ANGOLA, NY (WKBW) — The role of a school nurse is vital to your child's health and safety. Nurses provide care from minor injuries to saving a student from a drug overdose with Narcan. But as 7 eyewitness news senior reporter Eileen Buckley tells us, not all schools have a full-time nurse.
“How are you today?” asks Sheryl Zielonka, school nurse. “Good,” responds Evan Darcia, first grader.
First grader Evan Darcia is diabetic. Each day he stops in the nurse's office at the AJ Schmidt Elementary School in Angola to monitor his blood sugar. This Lake Shore Central School is fortunate to have a nurse on staff full-time.
“I just got my blood checked,” declared Darcia.
“Every day is different – you never know what's going to come through the door,” remarked Zielonka, nurse at AJ Schmidt.
Nurse Zielonka is at ground-zero - handling all types of health issues, injuries and emergencies.
“Hi Taya. What’s the matter?” asked Zielonka. “I fell on my knee.
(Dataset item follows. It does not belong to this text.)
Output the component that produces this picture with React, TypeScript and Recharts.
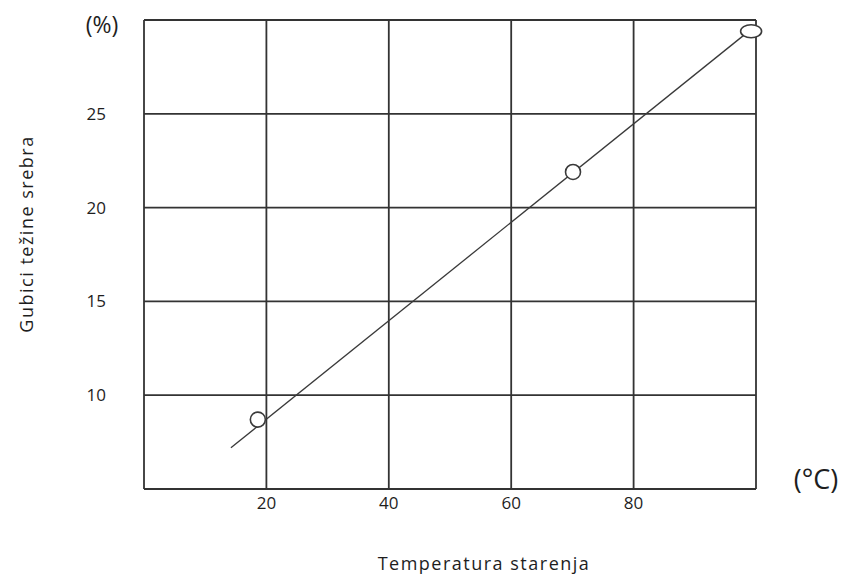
import React from "react";
import { ComposedChart, Line, Scatter, XAxis, YAxis, CartesianGrid } from "recharts";

// measured points (temperature °C, silver weight loss %)
const temps = [18.6, 70.1, 99.2];
const losses = [8.7, 21.9, 29.4];

// fitted straight line, two end points
const fitTemps = [14.2, 99.2];
const fitLosses = [7.2, 29.5];

const xTicks = [0, 20, 40, 60, 80, 100];
const yTicks = [5, 10, 15, 20, 25, 30];
const shownX = [20, 40, 60, 80];
const shownY = [10, 15, 20, 25];

const points = temps.map((x, i) => ({ x, y: losses[i] }));
const fit = fitTemps.map((x, i) => ({ x, y: fitLosses[i] }));

const FONT = "'Open Sans', Lato, sans-serif";
const INK = "#1e1e1e";

function Dot(props: any) {
  const { cx, cy, payload } = props;
  if (cx == null || cy == null) return null;
  const last = payload && payload.x === temps[temps.length - 1];
  return (
    <ellipse cx={cx} cy={cy} rx={last ? 10.5 : 7.5} ry={last ? 6.5 : 7.5}
      fill="#fff" stroke="#3a3a3a" strokeWidth={1.6} />
  );
}

export default function App() {
  return (
    <div style={{ position: "absolute", left: 0, top: 0, width: 844, height: 574, background: "#fff", fontFamily: FONT }}>
      <ComposedChart width={844} height={574} margin={{ top: 20, right: 88, bottom: 55, left: 84 }}>
        <CartesianGrid stroke="#333" strokeWidth={1.8} horizontalValues={yTicks} verticalValues={xTicks} />
        <XAxis
          type="number" dataKey="x" domain={[0, 100]} ticks={xTicks} height={30}
          axisLine={false} tickLine={false} tickSize={0} tickMargin={8}
          tick={{ fontSize: 17, fill: INK, fontFamily: FONT }}
          tickFormatter={(v) => (shownX.includes(v) ? String(v) : "")}
        />
        <YAxis
          type="number" dataKey="y" domain={[5, 30]} ticks={yTicks} width={60}
          axisLine={false} tickLine={false} tickSize={0} tickMargin={38}
          tick={{ fontSize: 17, fill: INK, fontFamily: FONT }}
          tickFormatter={(v) => (shownY.includes(v) ? String(v) : "")}
        />
        <Line data={fit} dataKey="y" type="linear" stroke="#3a3a3a" strokeWidth={1.3}
          dot={false} activeDot={false} isAnimationActive={false} />
        <Scatter data={points} dataKey="y" shape={<Dot />} isAnimationActive={false} />
      </ComposedChart>
      <svg width={844} height={574} style={{ position: "absolute", left: 0, top: 0, pointerEvents: "none" }}>
        <text x={102} y={33} textAnchor="middle" fontSize={23} fill={INK} fontFamily={FONT}>(%)</text>
        <text x={816} y={489} textAnchor="middle" fontSize={27} fill={INK} fontFamily={FONT}>(°C)</text>
        <text x={484} y={570} textAnchor="middle" fontSize={18} letterSpacing={1.5} fill={INK} fontFamily={FONT}>Temperatura starenja</text>
        <text x={33} y={234} textAnchor="middle" fontSize={18} letterSpacing={1.5} fill={INK} fontFamily={FONT}
          transform="rotate(-90 33 234)">Gubici težine srebra</text>
      </svg>
    </div>
  );
}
In gym class,” responded the child.
“I could not imagine a school without a nurse,” Zielonka explained.
The National Association of School Nurses says more than 30-percent of schools only have a part-time nurse. Yet chronic illness and diseases for children has skyrocketed.
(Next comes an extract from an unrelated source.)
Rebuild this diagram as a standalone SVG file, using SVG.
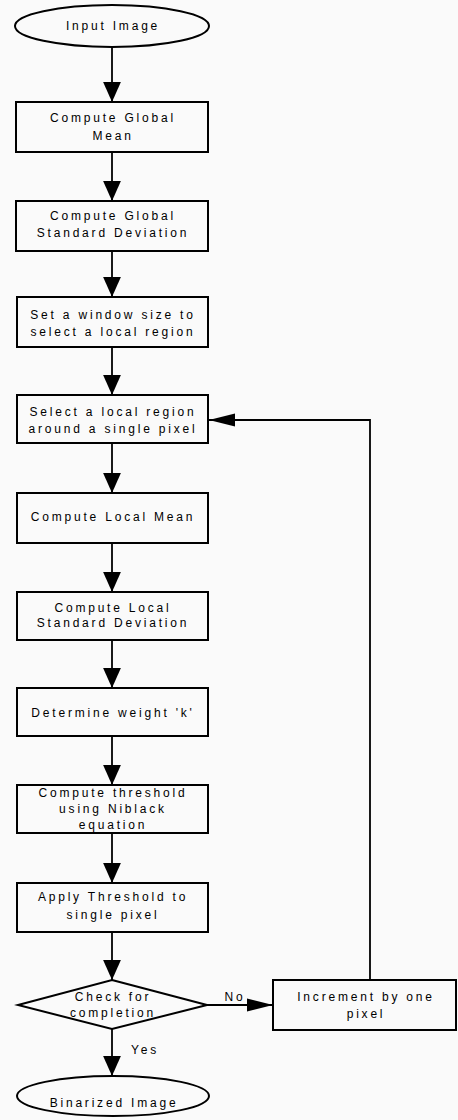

“It's not all about the bumps, the bruises and the band-aides because we have to deal with the person as a whole,” stated Patricia Binaxas, nurse at Lake Shore High School.
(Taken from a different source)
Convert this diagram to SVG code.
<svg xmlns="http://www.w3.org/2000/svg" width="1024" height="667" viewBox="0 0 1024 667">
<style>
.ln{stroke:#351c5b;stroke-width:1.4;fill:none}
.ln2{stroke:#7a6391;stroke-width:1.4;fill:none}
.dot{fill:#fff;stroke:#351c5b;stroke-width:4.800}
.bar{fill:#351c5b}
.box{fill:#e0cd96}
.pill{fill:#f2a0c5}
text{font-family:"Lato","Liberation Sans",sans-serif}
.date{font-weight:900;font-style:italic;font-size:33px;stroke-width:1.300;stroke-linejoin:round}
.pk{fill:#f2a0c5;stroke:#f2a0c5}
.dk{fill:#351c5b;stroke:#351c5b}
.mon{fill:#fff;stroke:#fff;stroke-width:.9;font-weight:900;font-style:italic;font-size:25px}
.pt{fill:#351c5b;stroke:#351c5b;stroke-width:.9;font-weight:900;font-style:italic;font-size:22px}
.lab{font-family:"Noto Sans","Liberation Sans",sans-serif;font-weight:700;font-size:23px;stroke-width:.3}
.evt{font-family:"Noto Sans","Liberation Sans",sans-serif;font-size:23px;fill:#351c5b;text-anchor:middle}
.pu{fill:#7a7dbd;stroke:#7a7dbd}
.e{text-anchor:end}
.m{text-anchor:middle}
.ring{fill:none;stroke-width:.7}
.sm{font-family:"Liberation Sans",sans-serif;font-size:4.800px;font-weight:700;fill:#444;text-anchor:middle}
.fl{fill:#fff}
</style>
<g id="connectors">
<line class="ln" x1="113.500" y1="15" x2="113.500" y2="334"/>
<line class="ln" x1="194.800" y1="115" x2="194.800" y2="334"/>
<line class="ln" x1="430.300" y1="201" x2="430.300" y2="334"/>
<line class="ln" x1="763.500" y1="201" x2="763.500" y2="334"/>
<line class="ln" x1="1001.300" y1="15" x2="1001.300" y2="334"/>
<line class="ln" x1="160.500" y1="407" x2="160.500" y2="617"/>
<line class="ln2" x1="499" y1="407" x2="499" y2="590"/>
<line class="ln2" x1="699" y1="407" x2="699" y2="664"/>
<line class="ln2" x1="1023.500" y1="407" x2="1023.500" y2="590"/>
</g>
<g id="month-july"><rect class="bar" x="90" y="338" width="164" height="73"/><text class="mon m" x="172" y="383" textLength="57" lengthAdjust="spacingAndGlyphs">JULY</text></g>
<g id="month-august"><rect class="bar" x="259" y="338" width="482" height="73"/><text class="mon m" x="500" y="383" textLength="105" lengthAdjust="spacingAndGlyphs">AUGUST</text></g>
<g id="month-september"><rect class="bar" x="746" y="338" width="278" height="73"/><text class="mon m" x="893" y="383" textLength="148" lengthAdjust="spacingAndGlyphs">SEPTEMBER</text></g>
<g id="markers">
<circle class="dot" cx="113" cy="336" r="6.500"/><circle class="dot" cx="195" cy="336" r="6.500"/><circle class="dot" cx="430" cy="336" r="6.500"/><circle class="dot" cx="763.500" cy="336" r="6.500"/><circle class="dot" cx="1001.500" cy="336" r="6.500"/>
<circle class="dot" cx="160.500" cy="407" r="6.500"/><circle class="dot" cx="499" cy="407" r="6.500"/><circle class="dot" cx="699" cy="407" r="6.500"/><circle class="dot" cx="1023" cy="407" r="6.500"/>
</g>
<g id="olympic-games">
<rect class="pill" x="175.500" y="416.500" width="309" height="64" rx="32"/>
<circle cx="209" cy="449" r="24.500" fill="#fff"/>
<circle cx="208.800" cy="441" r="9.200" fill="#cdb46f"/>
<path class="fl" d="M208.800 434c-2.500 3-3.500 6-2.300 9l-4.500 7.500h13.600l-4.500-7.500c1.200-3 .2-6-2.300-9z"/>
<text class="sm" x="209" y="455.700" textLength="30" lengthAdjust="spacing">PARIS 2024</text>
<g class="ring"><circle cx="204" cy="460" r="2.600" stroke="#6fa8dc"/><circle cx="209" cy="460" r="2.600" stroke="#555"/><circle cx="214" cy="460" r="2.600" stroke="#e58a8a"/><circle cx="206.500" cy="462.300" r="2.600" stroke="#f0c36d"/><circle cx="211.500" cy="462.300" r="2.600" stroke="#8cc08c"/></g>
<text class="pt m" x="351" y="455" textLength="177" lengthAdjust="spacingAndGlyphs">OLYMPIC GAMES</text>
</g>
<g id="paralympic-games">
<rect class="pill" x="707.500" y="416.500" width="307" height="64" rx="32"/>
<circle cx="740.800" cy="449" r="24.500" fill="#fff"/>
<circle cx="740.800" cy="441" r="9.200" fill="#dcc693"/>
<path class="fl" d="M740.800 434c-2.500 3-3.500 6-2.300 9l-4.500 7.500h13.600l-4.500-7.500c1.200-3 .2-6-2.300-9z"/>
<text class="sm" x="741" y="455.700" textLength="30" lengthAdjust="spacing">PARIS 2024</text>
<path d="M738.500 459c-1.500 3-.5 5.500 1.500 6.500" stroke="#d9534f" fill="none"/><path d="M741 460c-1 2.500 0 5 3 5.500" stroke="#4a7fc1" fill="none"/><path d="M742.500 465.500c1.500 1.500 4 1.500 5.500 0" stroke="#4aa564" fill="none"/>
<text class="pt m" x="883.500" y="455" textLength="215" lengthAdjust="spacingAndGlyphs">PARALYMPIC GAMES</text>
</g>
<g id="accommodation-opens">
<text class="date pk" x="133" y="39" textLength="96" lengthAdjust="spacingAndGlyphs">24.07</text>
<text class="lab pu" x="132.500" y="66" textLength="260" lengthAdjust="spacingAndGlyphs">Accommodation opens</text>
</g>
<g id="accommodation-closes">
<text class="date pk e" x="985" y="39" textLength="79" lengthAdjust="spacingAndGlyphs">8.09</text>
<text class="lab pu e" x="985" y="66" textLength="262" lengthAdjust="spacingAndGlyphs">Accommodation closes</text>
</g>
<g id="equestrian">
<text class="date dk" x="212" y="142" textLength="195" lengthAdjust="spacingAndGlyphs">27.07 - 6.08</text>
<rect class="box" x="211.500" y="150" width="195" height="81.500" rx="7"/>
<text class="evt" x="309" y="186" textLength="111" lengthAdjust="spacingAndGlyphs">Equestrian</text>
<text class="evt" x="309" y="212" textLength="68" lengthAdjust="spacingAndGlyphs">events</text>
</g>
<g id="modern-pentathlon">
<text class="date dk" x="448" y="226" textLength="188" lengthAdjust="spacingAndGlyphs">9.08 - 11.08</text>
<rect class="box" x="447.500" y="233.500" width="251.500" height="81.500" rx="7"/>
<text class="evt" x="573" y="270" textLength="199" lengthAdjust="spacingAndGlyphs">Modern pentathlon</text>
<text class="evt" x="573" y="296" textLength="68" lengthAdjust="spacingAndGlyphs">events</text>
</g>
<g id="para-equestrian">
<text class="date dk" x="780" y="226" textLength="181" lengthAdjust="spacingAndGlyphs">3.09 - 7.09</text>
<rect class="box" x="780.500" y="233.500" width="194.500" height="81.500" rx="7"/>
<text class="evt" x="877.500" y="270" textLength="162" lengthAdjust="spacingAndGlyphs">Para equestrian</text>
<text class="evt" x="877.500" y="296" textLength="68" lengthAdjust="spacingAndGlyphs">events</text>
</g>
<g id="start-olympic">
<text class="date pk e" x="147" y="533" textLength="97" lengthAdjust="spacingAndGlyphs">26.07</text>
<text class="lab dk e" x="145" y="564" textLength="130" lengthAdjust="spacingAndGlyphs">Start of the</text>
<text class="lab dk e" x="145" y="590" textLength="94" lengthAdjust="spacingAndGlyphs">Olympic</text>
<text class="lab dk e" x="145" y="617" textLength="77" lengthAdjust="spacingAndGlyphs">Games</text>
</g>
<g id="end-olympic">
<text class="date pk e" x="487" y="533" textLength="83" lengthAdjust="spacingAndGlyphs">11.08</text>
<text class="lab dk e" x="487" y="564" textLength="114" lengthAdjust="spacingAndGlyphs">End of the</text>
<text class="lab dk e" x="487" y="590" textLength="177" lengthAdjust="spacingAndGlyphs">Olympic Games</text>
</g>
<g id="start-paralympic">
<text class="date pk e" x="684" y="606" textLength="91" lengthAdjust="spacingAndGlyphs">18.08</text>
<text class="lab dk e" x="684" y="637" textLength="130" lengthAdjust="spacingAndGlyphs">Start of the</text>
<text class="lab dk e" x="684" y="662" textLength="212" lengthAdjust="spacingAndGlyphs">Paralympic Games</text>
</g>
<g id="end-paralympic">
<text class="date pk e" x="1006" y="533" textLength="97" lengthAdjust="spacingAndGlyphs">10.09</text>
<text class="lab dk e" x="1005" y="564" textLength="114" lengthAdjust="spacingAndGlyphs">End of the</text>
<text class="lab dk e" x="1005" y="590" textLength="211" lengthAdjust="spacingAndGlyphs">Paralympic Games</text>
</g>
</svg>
Binaxas is also the director of health services for the Lake Shore Central Schools. She tells us there's a big increase of mental health issues like anxiety and depression among teens.
“Which ends up putting a lot of these students on home instruction because they can't function under the normal school day,” remarked Binaxas.
“Hi Gloria...what's the matter?" Nurse Zielonka questions. I have a stomach ache...”
AJ Schmidt elementary school principal Jill Clark praises the nursing care.
“They are the tick to the clock here,” Clark said.
Clark reflected on this past season's difficult flu season. One student spiked a 105-fever and the nurse escorted him in the ambulance to the hospital.
“This little office – we had so many of our kids – and she would come in say we have another one going home. We have another one that's going home,” Clark recalled.
It's a tough job, school nurses face physical and emotional demands. But they know their work is vital.
“You never know when you have to save someone's life,” Zielonka noted.